First aid for guinea pigs is just as important as for cats and dogs, don’t wait until it’s too late!





8 thoughts on “First Aid for Guinea pigs

  • October 26, 2016 at 6:31 am

    Hi Emma
    I’ve found that so many people don’t comb their Guinea Pigs. Talking about the long haired variety in particular of course.
    Have you reviewed and compared which brushes are best? I’d love to see a comparative rating.
    I must admit I’ve never thought of weighing my Guinea Pig. I just kind of eyeball its progress. But that is a helpful tip.

    • October 26, 2016 at 6:58 am

      Hi Keith

      Yes, weight loss is one of the first signs that something is wrong, sometimes the only sign! Unfortunately it isn’t enough just to look at them so I would weight your guinea pig every week to be certain.
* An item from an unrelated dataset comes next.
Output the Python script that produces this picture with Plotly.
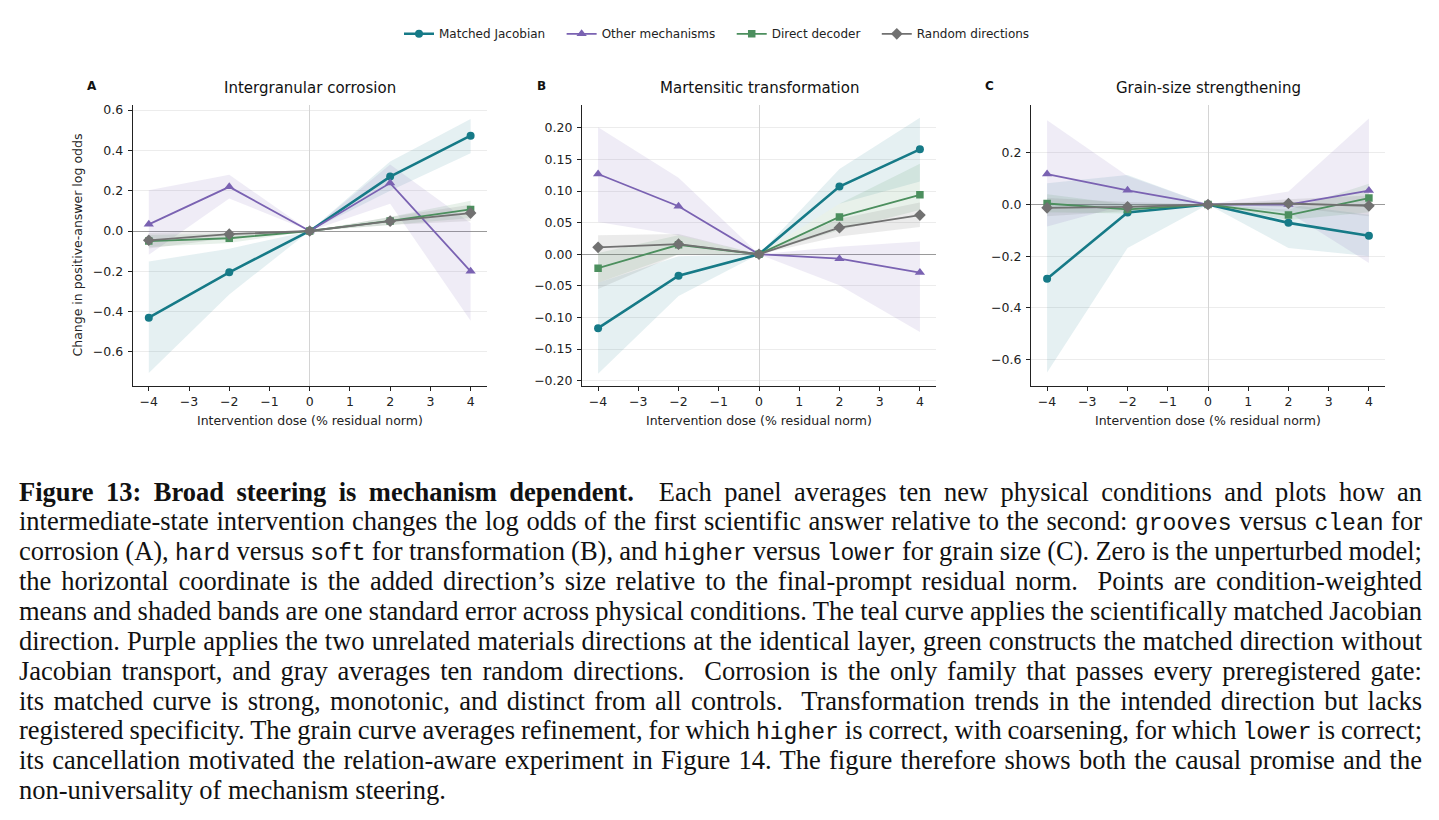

      Yep it is amazing how many people don’t groom their guinea pigs properly! I feel guilty if I miss out one day! Have you thought about getting your one a friend? 🙂

  • October 26, 2016 at 6:35 am

    Hi there,

    Excellent go to list for first aid for guinea pigs. I have been thinking about getting one for my kids. They would love to have one of these as their new furry friend.

    I am going to bookmark this page so that I can refer to it in time if need. Also thanks for the heads up on information to provide for our vet. This will be helpful.
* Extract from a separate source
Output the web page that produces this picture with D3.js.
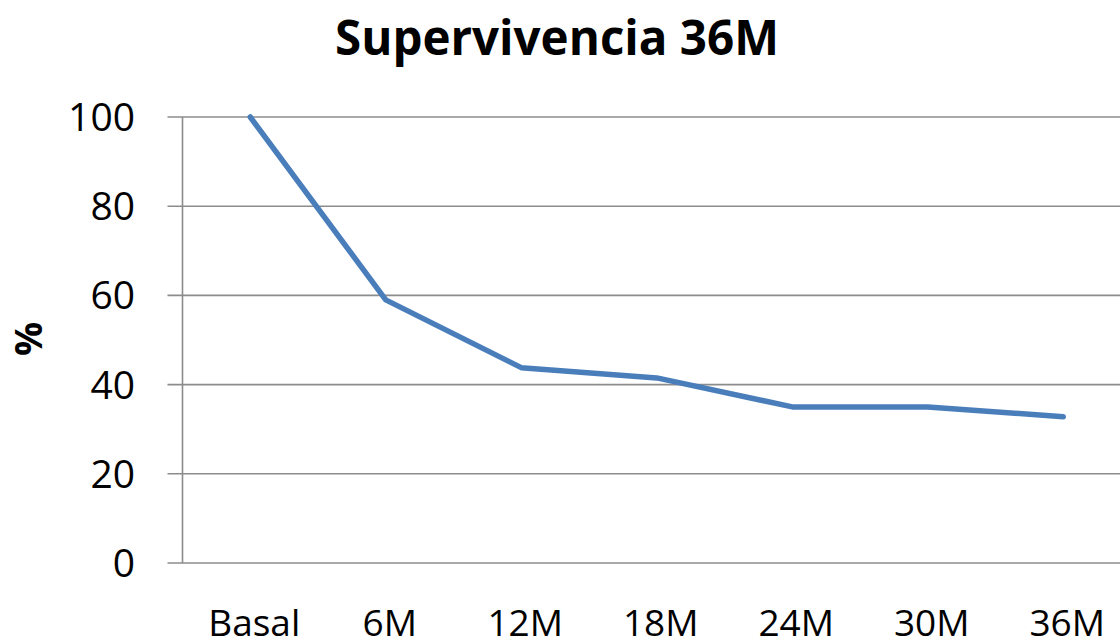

    What are some emergencies that I must take our guinea pig to the vet for without trying to remedy it at home?


    • October 26, 2016 at 6:56 am

      Hi Jonathan!

      This is great! I hope these new furry animals will give your children as much pleasure as they have done for me 🙂 My first piece of advise to you is to to get two, not one so that they won’t get depressed and lonely! You will need to make sure that they get checked up on to make sure that they don’t have any lumps…

      Abscesses which will require draining at the vet

      Sores around the mouth need to be tested for the right treatment to be given

      Anything abnormal like

      -being lethargic

      -not eating

      -weight loss (weigh your guineas every week)
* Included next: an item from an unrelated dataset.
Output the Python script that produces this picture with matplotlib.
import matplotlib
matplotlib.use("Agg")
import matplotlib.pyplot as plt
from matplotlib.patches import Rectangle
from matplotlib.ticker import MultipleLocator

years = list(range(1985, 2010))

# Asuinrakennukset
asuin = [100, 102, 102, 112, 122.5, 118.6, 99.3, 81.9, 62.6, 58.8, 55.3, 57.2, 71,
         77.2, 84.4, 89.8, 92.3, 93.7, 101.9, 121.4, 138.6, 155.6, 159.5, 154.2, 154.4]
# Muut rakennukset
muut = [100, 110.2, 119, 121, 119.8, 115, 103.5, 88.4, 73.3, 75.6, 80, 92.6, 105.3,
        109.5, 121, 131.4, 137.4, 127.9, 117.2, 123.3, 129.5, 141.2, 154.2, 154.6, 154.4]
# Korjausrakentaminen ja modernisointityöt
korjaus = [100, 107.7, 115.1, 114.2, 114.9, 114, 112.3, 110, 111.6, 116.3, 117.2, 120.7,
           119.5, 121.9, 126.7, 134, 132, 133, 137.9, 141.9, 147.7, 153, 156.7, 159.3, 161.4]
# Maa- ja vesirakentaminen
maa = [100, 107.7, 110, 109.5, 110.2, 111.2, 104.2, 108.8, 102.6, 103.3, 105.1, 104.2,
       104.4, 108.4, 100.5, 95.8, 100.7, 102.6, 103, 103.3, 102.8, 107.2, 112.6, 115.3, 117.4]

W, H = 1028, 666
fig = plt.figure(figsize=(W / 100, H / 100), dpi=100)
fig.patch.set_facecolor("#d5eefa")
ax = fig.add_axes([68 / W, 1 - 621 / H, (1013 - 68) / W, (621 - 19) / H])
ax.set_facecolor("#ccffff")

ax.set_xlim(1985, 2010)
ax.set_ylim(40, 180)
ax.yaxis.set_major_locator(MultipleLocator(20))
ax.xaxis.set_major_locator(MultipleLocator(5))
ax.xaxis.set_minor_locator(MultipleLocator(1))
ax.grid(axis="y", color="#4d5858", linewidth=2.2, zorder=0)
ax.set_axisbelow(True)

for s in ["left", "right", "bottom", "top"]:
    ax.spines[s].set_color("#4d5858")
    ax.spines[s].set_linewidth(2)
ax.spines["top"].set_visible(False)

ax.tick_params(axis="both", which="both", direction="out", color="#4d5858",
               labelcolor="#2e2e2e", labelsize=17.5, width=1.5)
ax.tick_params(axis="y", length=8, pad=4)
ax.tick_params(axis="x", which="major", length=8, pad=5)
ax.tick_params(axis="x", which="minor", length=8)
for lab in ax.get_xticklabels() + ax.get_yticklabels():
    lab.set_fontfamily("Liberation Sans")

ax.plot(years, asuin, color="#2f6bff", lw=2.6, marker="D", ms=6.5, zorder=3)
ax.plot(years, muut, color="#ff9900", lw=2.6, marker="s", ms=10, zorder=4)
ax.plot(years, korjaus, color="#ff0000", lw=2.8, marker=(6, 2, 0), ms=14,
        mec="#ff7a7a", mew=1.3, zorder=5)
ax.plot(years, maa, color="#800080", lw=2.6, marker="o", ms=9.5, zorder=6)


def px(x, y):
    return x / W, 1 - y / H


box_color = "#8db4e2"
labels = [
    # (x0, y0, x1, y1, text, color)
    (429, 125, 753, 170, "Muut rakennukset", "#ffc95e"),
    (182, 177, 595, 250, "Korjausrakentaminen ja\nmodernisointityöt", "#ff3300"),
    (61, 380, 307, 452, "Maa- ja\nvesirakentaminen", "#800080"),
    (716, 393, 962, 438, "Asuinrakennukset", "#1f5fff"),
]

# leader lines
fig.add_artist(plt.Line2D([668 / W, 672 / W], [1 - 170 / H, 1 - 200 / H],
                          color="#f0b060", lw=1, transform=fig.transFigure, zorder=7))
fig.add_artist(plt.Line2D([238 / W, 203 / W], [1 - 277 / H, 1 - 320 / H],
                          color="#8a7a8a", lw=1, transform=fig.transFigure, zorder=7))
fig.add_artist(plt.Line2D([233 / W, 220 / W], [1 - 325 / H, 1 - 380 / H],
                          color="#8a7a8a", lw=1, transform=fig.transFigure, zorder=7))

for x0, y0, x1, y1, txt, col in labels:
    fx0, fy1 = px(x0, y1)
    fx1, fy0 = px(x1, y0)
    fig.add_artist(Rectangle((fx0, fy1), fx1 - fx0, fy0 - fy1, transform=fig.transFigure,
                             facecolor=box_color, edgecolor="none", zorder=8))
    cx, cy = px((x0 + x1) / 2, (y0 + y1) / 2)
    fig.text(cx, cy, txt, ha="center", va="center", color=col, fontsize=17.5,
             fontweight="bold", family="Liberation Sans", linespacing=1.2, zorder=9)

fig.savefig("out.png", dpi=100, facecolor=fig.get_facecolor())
      -sores on mouth or nose

      -head tilt


      -impaction of the genitals

      It is always a good idea to check your piggies over every day to make sure they are healthy and not hiding anything. Guinea pigs usually hide their illnesses until it is too late because in the wild a predator might spot them and target a poorly pig.

  • October 27, 2016 at 12:16 pm

    This information isn’t only helpful for guinea pig owners, but also for the vets. At the clinic where I work, we see mostly dogs and cats and whenever a guinea pig comes in, we have to scour the books for treatment options. That list of antibiotics will help us to be better prepared. Thank you.

    • October 27, 2016 at 6:45 pm

      Fantastic! I’m so glad that I could help you out 🙂

  • November 4, 2016 at 12:15 am

    I found this article so helpful! I know my guinea pigs used to always get hay poke. But we never took them to the vet, we usually let them ride it out. But we were new to the whole guinea pig experience and didn’t realize it was a serious condition. Wish I knew about rinsing their eyes out for relief. Though I am glad I never had to deal with lice. We did have one guinea pig who refused food for a long time, she didn’t like taking puree through the “shot” device the vet recommended. Any other suggestions for feeding sick guinea pigs who do not want to eat?

    • November 4, 2016 at 1:05 am

      Food refusal is a serious symptom because guinea pigs need to eat almost constantly everyday to wear their teeth down. If the vet has ruled out dental problems and all the other possible causes, it is anorexia which is loss of appetite due to either stress, reaction to medications or a change of environment.

      All that I can recommend is to keep a packet of critical care at home for emergencies like this. After a couple of weeks of taking this, she should start to gain some appetite. Bearing in mind that if a guinea pig is not eating then she will need her teeth clipped by the vet every few days as teeth grow constantly.